• The records:
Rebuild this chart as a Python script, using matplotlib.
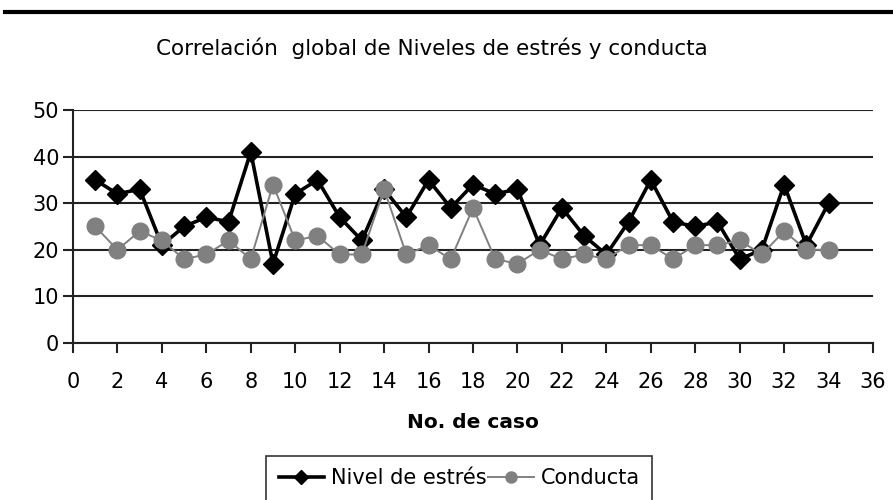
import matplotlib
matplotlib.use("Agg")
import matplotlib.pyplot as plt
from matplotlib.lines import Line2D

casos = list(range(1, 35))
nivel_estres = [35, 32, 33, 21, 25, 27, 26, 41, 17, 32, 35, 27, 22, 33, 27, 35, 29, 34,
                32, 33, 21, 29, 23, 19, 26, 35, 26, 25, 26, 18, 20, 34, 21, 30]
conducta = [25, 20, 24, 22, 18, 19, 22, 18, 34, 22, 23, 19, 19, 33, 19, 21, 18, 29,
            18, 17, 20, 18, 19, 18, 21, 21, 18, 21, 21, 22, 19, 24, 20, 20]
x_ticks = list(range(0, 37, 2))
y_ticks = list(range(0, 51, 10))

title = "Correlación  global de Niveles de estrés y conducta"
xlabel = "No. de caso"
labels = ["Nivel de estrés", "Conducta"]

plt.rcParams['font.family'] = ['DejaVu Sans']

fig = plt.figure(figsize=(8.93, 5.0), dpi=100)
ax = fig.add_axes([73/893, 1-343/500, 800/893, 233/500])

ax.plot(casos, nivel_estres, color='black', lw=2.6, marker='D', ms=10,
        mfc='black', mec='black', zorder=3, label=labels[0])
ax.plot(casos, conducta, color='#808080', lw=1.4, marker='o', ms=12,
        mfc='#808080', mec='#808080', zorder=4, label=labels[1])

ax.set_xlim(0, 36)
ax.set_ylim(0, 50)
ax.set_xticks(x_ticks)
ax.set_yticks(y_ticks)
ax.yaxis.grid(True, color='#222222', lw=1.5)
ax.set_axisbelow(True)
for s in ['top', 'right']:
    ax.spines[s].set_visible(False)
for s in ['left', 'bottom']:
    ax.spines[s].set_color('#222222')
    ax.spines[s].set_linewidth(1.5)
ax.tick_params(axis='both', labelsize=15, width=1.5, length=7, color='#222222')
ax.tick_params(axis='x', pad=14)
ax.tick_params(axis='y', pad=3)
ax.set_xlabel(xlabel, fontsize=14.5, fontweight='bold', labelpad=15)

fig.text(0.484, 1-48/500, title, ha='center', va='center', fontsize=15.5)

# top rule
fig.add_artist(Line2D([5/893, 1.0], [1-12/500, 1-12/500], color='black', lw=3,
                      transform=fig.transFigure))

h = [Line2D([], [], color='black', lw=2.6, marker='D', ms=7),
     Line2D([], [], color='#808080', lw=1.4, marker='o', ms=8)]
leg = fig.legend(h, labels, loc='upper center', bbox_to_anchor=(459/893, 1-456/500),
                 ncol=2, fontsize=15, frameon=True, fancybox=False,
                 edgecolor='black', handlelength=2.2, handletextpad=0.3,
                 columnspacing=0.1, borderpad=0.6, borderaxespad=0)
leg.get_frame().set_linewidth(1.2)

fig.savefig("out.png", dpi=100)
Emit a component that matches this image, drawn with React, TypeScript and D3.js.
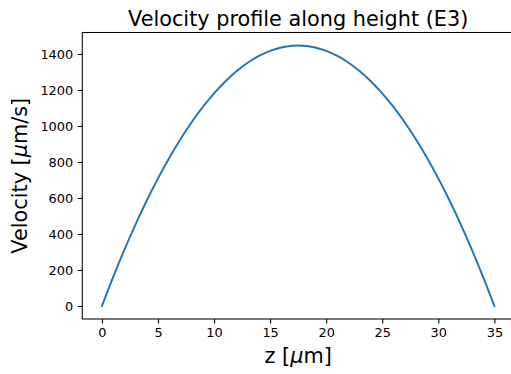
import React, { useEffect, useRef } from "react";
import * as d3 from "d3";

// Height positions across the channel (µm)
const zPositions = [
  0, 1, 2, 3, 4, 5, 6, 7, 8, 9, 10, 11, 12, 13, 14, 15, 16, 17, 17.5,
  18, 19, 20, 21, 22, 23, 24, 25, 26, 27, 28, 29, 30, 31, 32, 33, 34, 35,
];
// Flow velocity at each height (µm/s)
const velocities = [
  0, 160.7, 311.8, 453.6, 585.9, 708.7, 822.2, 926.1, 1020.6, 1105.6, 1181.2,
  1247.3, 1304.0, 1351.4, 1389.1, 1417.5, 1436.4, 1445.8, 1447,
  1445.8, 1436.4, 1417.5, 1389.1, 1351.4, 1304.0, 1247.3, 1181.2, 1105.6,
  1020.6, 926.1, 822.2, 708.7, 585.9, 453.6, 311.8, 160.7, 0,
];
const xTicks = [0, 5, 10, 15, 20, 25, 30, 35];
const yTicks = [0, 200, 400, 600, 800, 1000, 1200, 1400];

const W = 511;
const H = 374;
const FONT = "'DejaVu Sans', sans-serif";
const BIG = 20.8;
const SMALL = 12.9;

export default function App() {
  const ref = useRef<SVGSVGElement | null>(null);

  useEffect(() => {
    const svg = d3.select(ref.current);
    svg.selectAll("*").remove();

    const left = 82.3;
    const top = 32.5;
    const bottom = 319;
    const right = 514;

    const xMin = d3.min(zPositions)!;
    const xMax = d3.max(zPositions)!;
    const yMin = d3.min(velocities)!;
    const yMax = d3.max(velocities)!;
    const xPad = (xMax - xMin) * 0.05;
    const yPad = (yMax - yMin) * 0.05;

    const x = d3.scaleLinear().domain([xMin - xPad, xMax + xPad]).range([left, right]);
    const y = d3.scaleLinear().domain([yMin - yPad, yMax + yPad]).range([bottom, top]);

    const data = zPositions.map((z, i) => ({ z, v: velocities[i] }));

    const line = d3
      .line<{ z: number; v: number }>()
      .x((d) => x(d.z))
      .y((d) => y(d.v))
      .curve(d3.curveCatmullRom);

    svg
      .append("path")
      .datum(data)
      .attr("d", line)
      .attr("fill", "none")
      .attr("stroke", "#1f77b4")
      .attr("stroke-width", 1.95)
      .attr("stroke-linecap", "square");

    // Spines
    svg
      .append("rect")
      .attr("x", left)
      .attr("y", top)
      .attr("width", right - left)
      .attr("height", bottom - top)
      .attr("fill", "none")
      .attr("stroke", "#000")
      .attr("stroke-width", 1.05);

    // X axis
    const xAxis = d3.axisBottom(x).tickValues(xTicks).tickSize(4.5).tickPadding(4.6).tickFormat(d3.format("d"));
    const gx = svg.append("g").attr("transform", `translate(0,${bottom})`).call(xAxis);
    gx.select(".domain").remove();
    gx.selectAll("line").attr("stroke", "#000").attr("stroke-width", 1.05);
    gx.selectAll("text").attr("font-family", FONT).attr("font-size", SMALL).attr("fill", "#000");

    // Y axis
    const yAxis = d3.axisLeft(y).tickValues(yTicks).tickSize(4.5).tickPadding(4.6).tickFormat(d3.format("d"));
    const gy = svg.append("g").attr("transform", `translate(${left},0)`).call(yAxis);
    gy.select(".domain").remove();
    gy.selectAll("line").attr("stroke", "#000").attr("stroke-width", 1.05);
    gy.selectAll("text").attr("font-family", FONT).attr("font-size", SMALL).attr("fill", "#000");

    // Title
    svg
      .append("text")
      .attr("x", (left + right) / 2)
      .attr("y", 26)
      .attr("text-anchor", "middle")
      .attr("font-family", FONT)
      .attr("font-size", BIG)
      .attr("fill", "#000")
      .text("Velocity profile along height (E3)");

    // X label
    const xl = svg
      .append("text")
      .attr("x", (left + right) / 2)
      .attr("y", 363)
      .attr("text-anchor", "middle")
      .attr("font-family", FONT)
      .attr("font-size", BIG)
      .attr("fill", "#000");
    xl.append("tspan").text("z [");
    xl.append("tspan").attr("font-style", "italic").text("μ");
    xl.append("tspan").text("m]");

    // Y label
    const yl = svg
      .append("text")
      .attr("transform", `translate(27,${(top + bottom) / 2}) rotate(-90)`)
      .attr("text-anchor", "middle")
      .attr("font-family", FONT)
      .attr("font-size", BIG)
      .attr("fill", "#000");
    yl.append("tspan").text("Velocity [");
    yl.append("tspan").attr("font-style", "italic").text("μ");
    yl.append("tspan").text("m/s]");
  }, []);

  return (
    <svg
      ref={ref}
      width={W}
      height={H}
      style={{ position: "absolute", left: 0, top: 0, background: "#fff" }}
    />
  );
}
--
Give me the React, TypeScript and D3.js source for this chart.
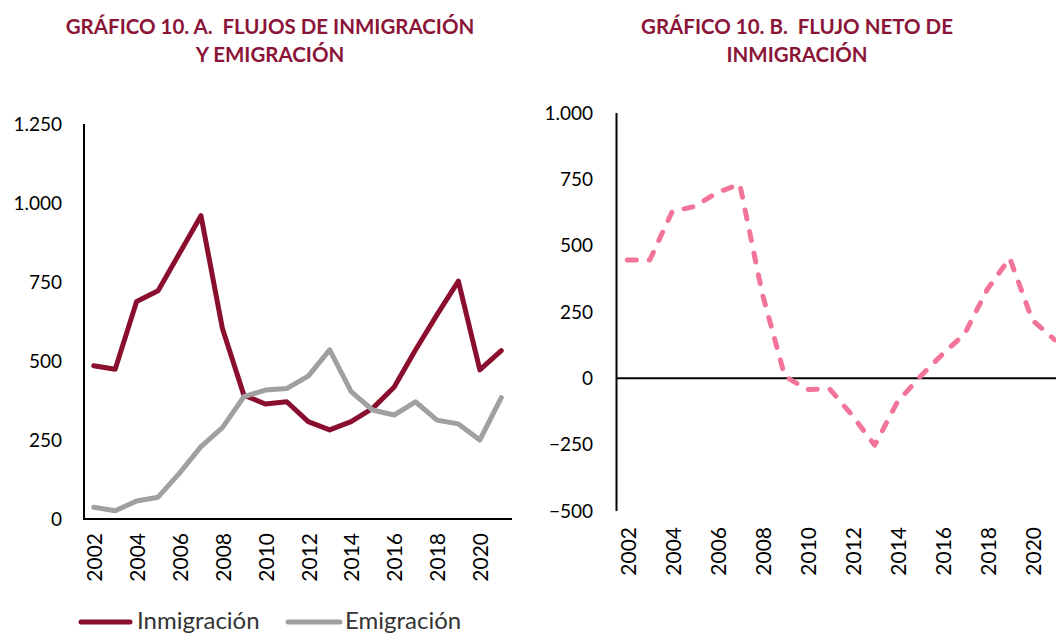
--
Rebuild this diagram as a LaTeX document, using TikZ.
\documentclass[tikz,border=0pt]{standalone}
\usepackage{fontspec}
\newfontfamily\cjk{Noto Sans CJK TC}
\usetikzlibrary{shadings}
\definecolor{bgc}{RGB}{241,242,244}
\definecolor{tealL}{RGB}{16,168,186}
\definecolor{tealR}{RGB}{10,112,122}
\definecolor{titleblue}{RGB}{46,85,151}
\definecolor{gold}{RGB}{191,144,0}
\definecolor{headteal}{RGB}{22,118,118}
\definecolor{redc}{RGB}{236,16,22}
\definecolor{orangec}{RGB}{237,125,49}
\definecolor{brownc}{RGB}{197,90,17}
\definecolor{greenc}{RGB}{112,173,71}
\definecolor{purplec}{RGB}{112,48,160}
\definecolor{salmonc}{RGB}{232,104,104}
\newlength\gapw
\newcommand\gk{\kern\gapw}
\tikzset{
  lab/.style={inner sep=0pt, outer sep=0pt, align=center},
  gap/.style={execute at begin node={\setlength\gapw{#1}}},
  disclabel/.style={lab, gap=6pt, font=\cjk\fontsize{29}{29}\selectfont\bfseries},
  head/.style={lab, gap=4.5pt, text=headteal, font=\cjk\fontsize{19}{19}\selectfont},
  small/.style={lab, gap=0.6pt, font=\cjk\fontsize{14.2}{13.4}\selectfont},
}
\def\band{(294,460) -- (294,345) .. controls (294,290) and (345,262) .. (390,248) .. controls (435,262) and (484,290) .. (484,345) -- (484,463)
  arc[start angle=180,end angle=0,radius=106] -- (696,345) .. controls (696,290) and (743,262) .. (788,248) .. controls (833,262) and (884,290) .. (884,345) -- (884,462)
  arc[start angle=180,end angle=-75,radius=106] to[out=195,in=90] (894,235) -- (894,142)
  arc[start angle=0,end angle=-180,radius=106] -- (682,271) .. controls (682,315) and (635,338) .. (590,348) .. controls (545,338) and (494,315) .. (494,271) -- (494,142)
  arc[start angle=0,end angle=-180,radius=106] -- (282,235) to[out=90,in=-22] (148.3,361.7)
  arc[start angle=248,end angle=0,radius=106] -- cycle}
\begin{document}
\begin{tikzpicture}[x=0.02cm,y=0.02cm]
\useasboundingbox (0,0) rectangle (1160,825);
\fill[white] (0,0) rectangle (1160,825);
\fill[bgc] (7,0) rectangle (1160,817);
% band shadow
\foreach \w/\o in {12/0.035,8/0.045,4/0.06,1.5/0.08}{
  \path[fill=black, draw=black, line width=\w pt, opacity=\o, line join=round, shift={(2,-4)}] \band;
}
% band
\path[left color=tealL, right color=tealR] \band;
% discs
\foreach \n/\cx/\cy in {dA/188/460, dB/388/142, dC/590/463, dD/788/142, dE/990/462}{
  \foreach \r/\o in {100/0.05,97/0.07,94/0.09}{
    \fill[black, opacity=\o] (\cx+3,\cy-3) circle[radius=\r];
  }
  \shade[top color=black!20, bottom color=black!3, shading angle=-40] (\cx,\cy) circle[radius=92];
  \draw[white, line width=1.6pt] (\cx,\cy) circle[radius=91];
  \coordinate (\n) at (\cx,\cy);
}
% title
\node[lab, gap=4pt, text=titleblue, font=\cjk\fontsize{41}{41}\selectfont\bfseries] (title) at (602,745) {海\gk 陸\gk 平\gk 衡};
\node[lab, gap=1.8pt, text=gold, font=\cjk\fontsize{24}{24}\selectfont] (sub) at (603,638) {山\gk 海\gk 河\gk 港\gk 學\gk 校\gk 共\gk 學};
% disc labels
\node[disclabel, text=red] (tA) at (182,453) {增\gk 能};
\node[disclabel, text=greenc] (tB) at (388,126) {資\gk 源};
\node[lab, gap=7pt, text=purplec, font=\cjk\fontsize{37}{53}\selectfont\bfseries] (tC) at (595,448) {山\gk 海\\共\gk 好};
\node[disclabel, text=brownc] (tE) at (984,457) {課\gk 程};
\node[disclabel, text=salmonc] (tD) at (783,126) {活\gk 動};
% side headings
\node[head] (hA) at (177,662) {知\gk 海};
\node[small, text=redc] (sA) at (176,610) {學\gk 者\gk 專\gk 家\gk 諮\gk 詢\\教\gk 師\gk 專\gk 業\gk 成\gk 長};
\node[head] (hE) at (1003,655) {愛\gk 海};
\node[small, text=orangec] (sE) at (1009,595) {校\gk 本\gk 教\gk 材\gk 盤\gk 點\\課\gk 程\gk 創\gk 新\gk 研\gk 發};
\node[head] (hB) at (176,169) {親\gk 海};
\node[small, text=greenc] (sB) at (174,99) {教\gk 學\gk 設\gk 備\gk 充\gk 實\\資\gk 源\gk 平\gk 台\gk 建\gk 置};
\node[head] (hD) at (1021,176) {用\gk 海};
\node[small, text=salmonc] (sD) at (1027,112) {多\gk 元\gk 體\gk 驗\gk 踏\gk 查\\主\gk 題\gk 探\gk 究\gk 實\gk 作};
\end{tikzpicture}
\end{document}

• Task details:
Above are some records; extract exactly the lines from the one containing "Rebuild this chart" through the one containing "from matplotlib.lines import Line2D" and drop the pictures.

• Correct output:
Rebuild this chart as a Python script, using matplotlib.
import matplotlib
matplotlib.use("Agg")
import matplotlib.pyplot as plt
from matplotlib.lines import Line2D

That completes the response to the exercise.